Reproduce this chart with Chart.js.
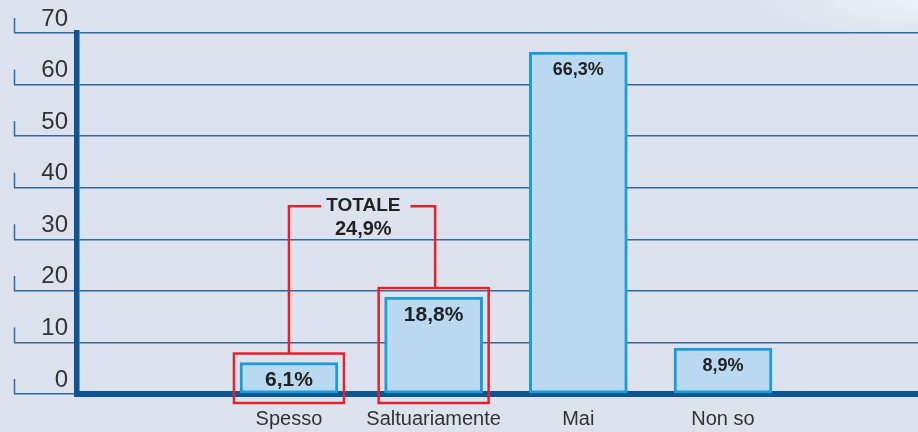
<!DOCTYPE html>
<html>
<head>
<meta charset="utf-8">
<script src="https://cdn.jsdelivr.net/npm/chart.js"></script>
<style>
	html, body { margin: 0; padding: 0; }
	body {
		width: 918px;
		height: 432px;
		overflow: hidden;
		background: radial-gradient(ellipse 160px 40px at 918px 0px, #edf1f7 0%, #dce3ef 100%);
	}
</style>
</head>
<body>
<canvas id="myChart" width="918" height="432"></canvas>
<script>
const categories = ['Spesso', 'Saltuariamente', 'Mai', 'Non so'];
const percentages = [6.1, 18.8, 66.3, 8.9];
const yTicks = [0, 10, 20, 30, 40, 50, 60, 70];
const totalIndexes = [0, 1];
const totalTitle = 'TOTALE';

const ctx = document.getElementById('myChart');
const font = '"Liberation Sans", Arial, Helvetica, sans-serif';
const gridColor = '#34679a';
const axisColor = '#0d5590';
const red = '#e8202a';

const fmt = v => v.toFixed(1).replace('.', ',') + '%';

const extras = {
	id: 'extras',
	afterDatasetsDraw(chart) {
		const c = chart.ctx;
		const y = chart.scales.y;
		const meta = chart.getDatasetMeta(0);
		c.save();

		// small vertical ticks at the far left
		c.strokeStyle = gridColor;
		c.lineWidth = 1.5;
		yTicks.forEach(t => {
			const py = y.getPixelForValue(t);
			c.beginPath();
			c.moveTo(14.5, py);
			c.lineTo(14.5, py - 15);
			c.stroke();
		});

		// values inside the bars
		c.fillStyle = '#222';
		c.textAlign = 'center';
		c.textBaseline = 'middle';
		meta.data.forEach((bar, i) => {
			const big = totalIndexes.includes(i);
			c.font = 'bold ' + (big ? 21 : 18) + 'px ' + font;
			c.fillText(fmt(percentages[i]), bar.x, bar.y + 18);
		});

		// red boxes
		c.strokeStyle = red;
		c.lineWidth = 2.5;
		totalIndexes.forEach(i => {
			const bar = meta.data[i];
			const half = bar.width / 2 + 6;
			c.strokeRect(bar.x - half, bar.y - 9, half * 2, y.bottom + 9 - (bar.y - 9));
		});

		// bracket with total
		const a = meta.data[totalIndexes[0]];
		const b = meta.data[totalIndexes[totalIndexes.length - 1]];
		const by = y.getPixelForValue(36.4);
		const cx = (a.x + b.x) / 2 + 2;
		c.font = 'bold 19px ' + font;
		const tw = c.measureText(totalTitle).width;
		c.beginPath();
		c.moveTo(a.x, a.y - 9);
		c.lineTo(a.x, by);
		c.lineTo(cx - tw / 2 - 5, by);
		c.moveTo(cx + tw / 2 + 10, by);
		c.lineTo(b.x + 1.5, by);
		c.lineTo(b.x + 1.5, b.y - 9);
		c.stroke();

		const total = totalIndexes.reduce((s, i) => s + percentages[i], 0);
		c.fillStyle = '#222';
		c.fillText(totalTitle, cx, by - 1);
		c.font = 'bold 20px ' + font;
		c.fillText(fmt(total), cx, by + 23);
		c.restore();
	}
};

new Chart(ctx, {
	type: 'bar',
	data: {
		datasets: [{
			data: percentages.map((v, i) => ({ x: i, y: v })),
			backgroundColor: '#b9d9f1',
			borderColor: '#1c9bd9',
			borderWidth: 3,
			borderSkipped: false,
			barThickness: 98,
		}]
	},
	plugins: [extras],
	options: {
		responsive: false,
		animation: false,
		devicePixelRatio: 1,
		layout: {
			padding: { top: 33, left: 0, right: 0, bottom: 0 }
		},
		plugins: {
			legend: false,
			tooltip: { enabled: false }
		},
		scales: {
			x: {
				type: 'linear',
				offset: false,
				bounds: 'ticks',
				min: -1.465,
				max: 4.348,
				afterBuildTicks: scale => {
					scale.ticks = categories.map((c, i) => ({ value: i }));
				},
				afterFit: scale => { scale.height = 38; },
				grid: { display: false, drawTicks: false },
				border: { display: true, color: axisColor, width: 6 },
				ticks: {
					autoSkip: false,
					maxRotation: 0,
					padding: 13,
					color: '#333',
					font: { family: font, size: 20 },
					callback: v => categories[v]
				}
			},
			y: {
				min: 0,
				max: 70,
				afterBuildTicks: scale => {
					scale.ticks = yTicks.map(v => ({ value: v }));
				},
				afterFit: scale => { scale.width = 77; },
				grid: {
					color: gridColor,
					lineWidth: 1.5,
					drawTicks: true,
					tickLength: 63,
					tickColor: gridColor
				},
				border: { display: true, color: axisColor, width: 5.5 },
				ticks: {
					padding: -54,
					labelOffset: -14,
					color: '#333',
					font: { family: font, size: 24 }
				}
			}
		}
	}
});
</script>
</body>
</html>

━━━━

Brief>
Repeat the data exactly, without the pictures.

Correct response>
Reproduce this chart with Chart.js.
<!DOCTYPE html>
<html>
<head>
<meta charset="utf-8">
<script src="https://cdn.jsdelivr.net/npm/chart.js"></script>
<style>
	html, body { margin: 0; padding: 0; }
	body {
		width: 918px;
		height: 432px;
		overflow: hidden;
		background: radial-gradient(ellipse 160px 40px at 918px 0px, #edf1f7 0%, #dce3ef 100%);
	}
</style>
</head>
<body>
<canvas id="myChart" width="918" height="432"></canvas>
<script>
const categories = ['Spesso', 'Saltuariamente', 'Mai', 'Non so'];
const percentages = [6.1, 18.8, 66.3, 8.9];
const yTicks = [0, 10, 20, 30, 40, 50, 60, 70];
const totalIndexes = [0, 1];
const totalTitle = 'TOTALE';

const ctx = document.getElementById('myChart');
const font = '"Liberation Sans", Arial, Helvetica, sans-serif';
const gridColor = '#34679a';
const axisColor = '#0d5590';
const red = '#e8202a';

const fmt = v => v.toFixed(1).replace('.', ',') + '%';

const extras = {
	id: 'extras',
	afterDatasetsDraw(chart) {
		const c = chart.ctx;
		const y = chart.scales.y;
		const meta = chart.getDatasetMeta(0);
		c.save();

		// small vertical ticks at the far left
		c.strokeStyle = gridColor;
		c.lineWidth = 1.5;
		yTicks.forEach(t => {
			const py = y.getPixelForValue(t);
			c.beginPath();
			c.moveTo(14.5, py);
			c.lineTo(14.5, py - 15);
			c.stroke();
		});

		// values inside the bars
		c.fillStyle = '#222';
		c.textAlign = 'center';
		c.textBaseline = 'middle';
		meta.data.forEach((bar, i) => {
			const big = totalIndexes.includes(i);
			c.font = 'bold ' + (big ? 21 : 18) + 'px ' + font;
			c.fillText(fmt(percentages[i]), bar.x, bar.y + 18);
		});

		// red boxes
		c.strokeStyle = red;
		c.lineWidth = 2.5;
		totalIndexes.forEach(i => {
			const bar = meta.data[i];
			const half = bar.width / 2 + 6;
			c.strokeRect(bar.x - half, bar.y - 9, half * 2, y.bottom + 9 - (bar.y - 9));
		});

		// bracket with total
		const a = meta.data[totalIndexes[0]];
		const b = meta.data[totalIndexes[totalIndexes.length - 1]];
		const by = y.getPixelForValue(36.4);
		const cx = (a.x + b.x) / 2 + 2;
		c.font = 'bold 19px ' + font;
		const tw = c.measureText(totalTitle).width;
		c.beginPath();
		c.moveTo(a.x, a.y - 9);
		c.lineTo(a.x, by);
		c.lineTo(cx - tw / 2 - 5, by);
		c.moveTo(cx + tw / 2 + 10, by);
		c.lineTo(b.x + 1.5, by);
		c.lineTo(b.x + 1.5, b.y - 9);
		c.stroke();

		const total = totalIndexes.reduce((s, i) => s + percentages[i], 0);
		c.fillStyle = '#222';
		c.fillText(totalTitle, cx, by - 1);
		c.font = 'bold 20px ' + font;
		c.fillText(fmt(total), cx, by + 23);
		c.restore();
	}
};

new Chart(ctx, {
	type: 'bar',
	data: {
		datasets: [{
			data: percentages.map((v, i) => ({ x: i, y: v })),
			backgroundColor: '#b9d9f1',
			borderColor: '#1c9bd9',
			borderWidth: 3,
			borderSkipped: false,
			barThickness: 98,
		}]
	},
	plugins: [extras],
	options: {
		responsive: false,
		animation: false,
		devicePixelRatio: 1,
		layout: {
			padding: { top: 33, left: 0, right: 0, bottom: 0 }
		},
		plugins: {
			legend: false,
			tooltip: { enabled: false }
		},
		scales: {
			x: {
				type: 'linear',
				offset: false,
				bounds: 'ticks',
				min: -1.465,
				max: 4.348,
				afterBuildTicks: scale => {
					scale.ticks = categories.map((c, i) => ({ value: i }));
				},
				afterFit: scale => { scale.height = 38; },
				grid: { display: false, drawTicks: false },
				border: { display: true, color: axisColor, width: 6 },
				ticks: {
					autoSkip: false,
					maxRotation: 0,
					padding: 13,
					color: '#333',
					font: { family: font, size: 20 },
					callback: v => categories[v]
				}
			},
			y: {
				min: 0,
				max: 70,
				afterBuildTicks: scale => {
					scale.ticks = yTicks.map(v => ({ value: v }));
				},
				afterFit: scale => { scale.width = 77; },
				grid: {
					color: gridColor,
					lineWidth: 1.5,
					drawTicks: true,
					tickLength: 63,
					tickColor: gridColor
				},
				border: { display: true, color: axisColor, width: 5.5 },
				ticks: {
					padding: -54,
					labelOffset: -14,
					color: '#333',
					font: { family: font, size: 24 }
				}
			}
		}
	}
});
</script>
</body>
</html>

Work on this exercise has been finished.